Besides the fact that election workers will follow Ma's advice at great risk since he is not yet president, the content of the Election and Recall Law approved by the Legislature itself makes it absolutely clear that there is no legal dispute, since Article 11 of the election law explicitly grants the CEC the right to "direct and supervise" the voting process and Article 8 clearly states that local election committees "belong to and are subordinate to" the CEC and are not legally subject to the orders of city or county governments.
Ma's attempt to "make fools" of grassroots election workers and voters is further invalidated by the fact that the CEC's authority is fully democratically and legally legitimate since all of the laws upon which its actions rest were approved by an elected Legislative Yuan, ironically always controlled by the KMT itself.

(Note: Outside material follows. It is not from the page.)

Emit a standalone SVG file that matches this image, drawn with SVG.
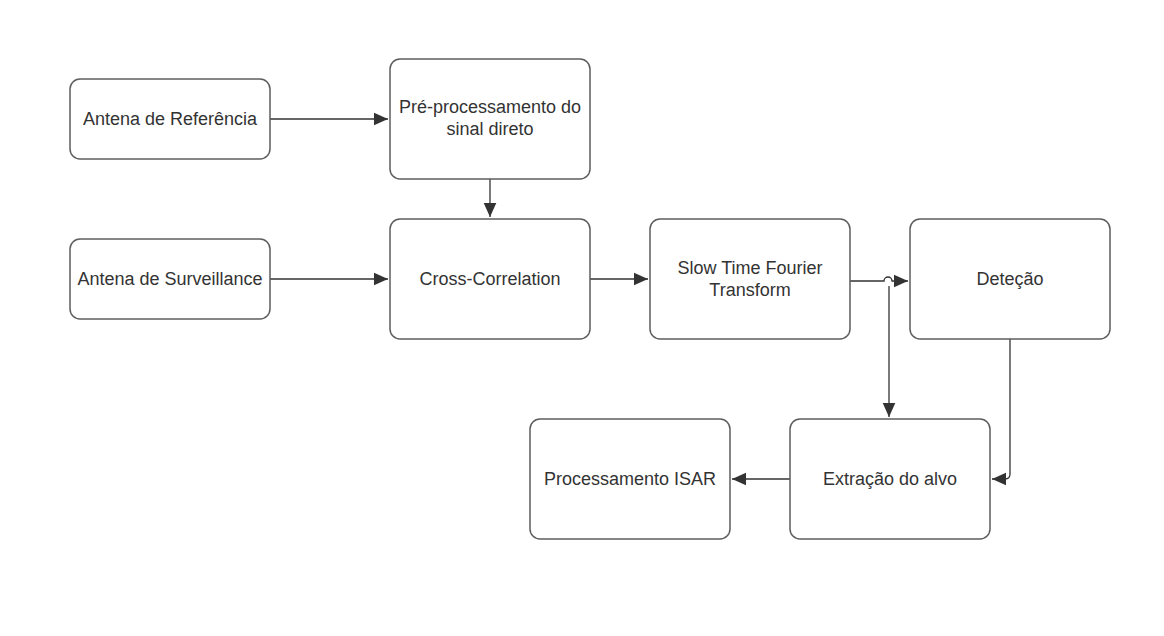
<svg xmlns="http://www.w3.org/2000/svg" width="1164" height="636" viewBox="0 0 1164 636">
<defs>
<marker id="ah" viewBox="0 0 10 10" refX="10" refY="5" markerWidth="16" markerHeight="14" markerUnits="userSpaceOnUse" orient="auto">
<path d="M0,0.5 L10,5 L0,9.5 z" fill="#333"/>
</marker>
<style>
.box{fill:#fff;stroke:#5e5e5e;stroke-width:1.5}
.lbl{font-family:"Liberation Sans",Arial,sans-serif;font-size:18px;fill:#333;text-anchor:middle}
.c{fill:none;stroke:#333;stroke-width:1.3}
</style>
</defs>
<rect width="1164" height="636" fill="#fff"/>
<g id="connectors">
<path class="c" d="M270,119 H388" marker-end="url(#ah)"/>
<path class="c" d="M490,179 V217" marker-end="url(#ah)"/>
<path class="c" d="M270,279 H388" marker-end="url(#ah)"/>
<path class="c" d="M590,279 H648" marker-end="url(#ah)"/>
<path class="c" d="M850,281 H884 A4,4 0 0 1 892,281 H908" marker-end="url(#ah)"/>
<path class="c" d="M889,286 V417" marker-end="url(#ah)"/>
<path class="c" d="M1010,339 V474 Q1010,479 1005,479 H992" marker-end="url(#ah)"/>
<path class="c" d="M790,479 H732" marker-end="url(#ah)"/>
</g>
<g id="n1"><rect class="box" x="70" y="79" width="200" height="80" rx="10"/><text class="lbl" x="170" y="125">Antena de Referência</text></g>
<g id="n2"><rect class="box" x="390" y="59" width="200" height="120" rx="10"/><text class="lbl" x="490" y="113">Pré-processamento do</text><text class="lbl" x="490" y="135">sinal direto</text></g>
<g id="n3"><rect class="box" x="70" y="239" width="200" height="80" rx="10"/><text class="lbl" x="170" y="285">Antena de Surveillance</text></g>
<g id="n4"><rect class="box" x="390" y="219" width="200" height="120" rx="10"/><text class="lbl" x="490" y="285">Cross-Correlation</text></g>
<g id="n5"><rect class="box" x="650" y="219" width="200" height="120" rx="10"/><text class="lbl" x="750" y="274">Slow Time Fourier</text><text class="lbl" x="750" y="296">Transform</text></g>
<g id="n6"><rect class="box" x="910" y="219" width="200" height="120" rx="10"/><text class="lbl" x="1010" y="285">Deteção</text></g>
<g id="n7"><rect class="box" x="790" y="419" width="200" height="120" rx="10"/><text class="lbl" x="890" y="485">Extração do alvo</text></g>
<g id="n8"><rect class="box" x="530" y="419" width="200" height="120" rx="10"/><text class="lbl" x="630" y="485">Processamento ISAR</text></g>
</svg>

Ma's appeal to "resist" the CEC's resolution for a "single-step" voting process is nothing less than a call to undermine the integrity of Taiwan's democratic, if still very imperfect, legal system in favor of the "old-time" KMT preference for "personalistic" rule which allowed the former authoritarian regime to change the legal rule book in its favor any time it wanted.
Although belated, the issuance of official instructions by the CEC and the Ministry of the Interior should make it crystal clear to local election commissioners and grassroots election workers that the DPP-led government has the legitimate legal authority and capability to ensure that the "single-step" voting process, which can better ensure smooth and secret voting, is implemented.
The result of this controversy also shows that the DPP, despite its numerous faults, is the only party whose governance can ensure democracy, legality and stability for Taiwan's citizenry.